Court hearings for State Counsellor Aung San Suu Kyi and her Australian economic advisor Sean Turnell for charges related to the Official Secrets Act began at a district court in Naypyitaw on Thursday, according to Suu Kyi’s legal defence team. 

Three of Suu Kyi’s Union cabinet members were also sued by the military council in Yangon’s eastern district court under Section 3 (1) (c) of the nearly 100-year-old Official Secrets Act in February, following the military coup that ousted her National League for Democracy government. 

The cabinet members include finance minister Kyaw Win, his successor Soe Win, and deputy minister Set Aung. 

Section 3 (1) (c) criminalises the possession, collection, recording, publishing, or sharing of state information that is “directly or indirectly useful to an enemy” and carries a penalty of up to 14 years in prison if the defendants are found guilty.

The junta’s Supreme Court took over the cases in late May and ruled on September 14 that the Dekkhina District Court in Naypyitaw would preside over the hearings. 

While Suu Kyi attended the 30-minute hearing via video link, the four other defendants appeared in person wearing full PPE suits, the head of Suu Kyi’s defence team, Khin Maung Zaw, said. 

Lawyers representing three of the accused—but not ex-finance minister Kyaw Win—were also present at the hearing, which was overseen by Dekkhina District judge Ye Lwin, Khin Maung Zaw added. 

“All [of the lawyers] asked for permission to have attorney-client meetings to discuss the case.

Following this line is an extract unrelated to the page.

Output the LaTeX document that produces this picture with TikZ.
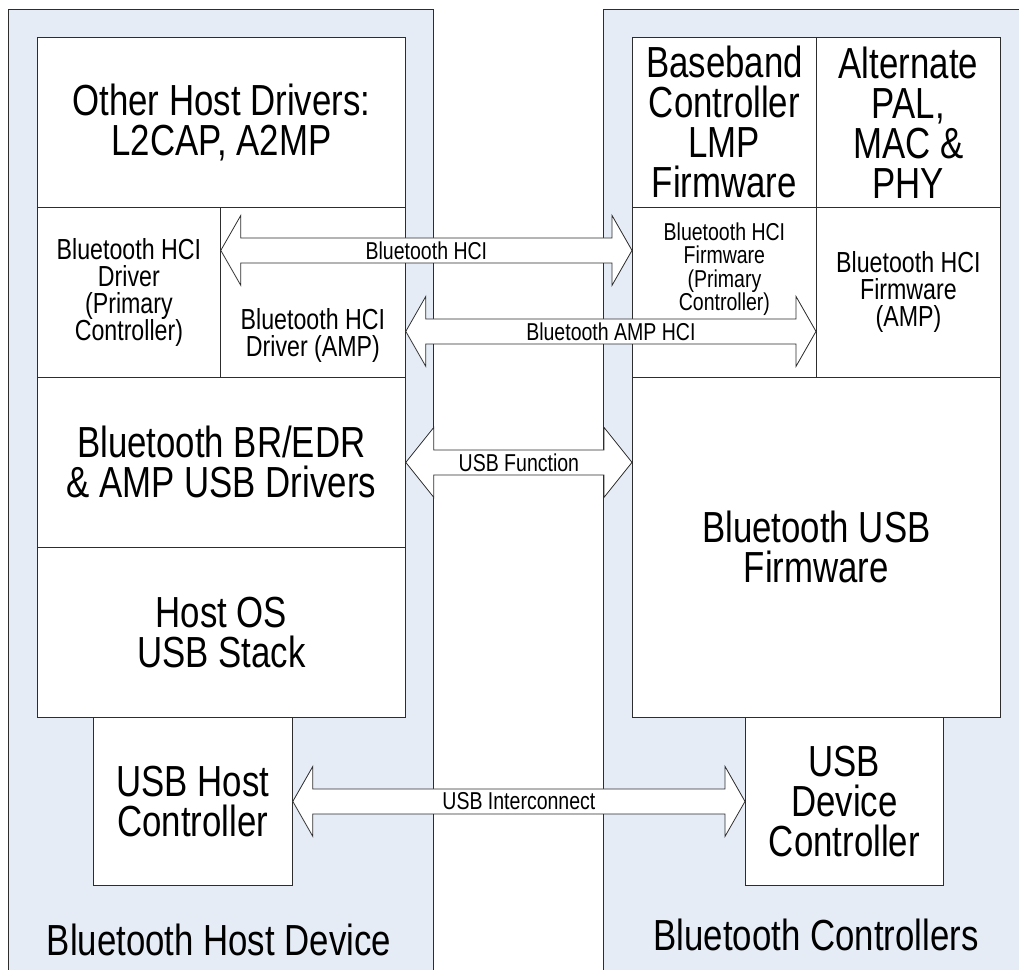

The judge adjourned, and next time will hear arguments from both sides,” he explained. 

During Thursday’s court hearing, a case brought against Sean Turnell under the Immigration Act was also heard, according to Khin Maung Zaw. Further details of the charge are still unknown as his lawyers only filed for power of attorney on Thursday.

Prior to the hearing, Turnell and the three cabinet members had been held at Insein Prison in Yangon; their lawyers believed they were transferred to a Napyitaw detention center just before Thursday’s court session. 

“I believe they came from the detention center. We didn’t have a chance to ask them privately,” Khin Maung Zaw said. 

Myanmar Now has been unable to contact the lawyers defending Sean Turnell, Kyaw Win, Soe Win and Set Aung.

Khin Maung Zaw said the four defendants appeared to be “frail and tired.” Before the hearing, they were not allowed to meet with their lawyers or family members, he added.

The next hearing for the case is scheduled for September 30, at which time the judge will also hear arguments regarding whether Sean Turnell will be allowed to have a translator during the hearings.

The charge of violating the Official Secrets Act is one of the 11 offences the junta has brought against Suu Kyi. 

Five of the charges are being heard in a special court opened specifically for her trial every Monday and Tuesday and four are scheduled to be held biweekly on Fridays.

Details have yet to be revealed concerning the remaining charge against the State Counsellor, which was filed at the Yangon Region High Court.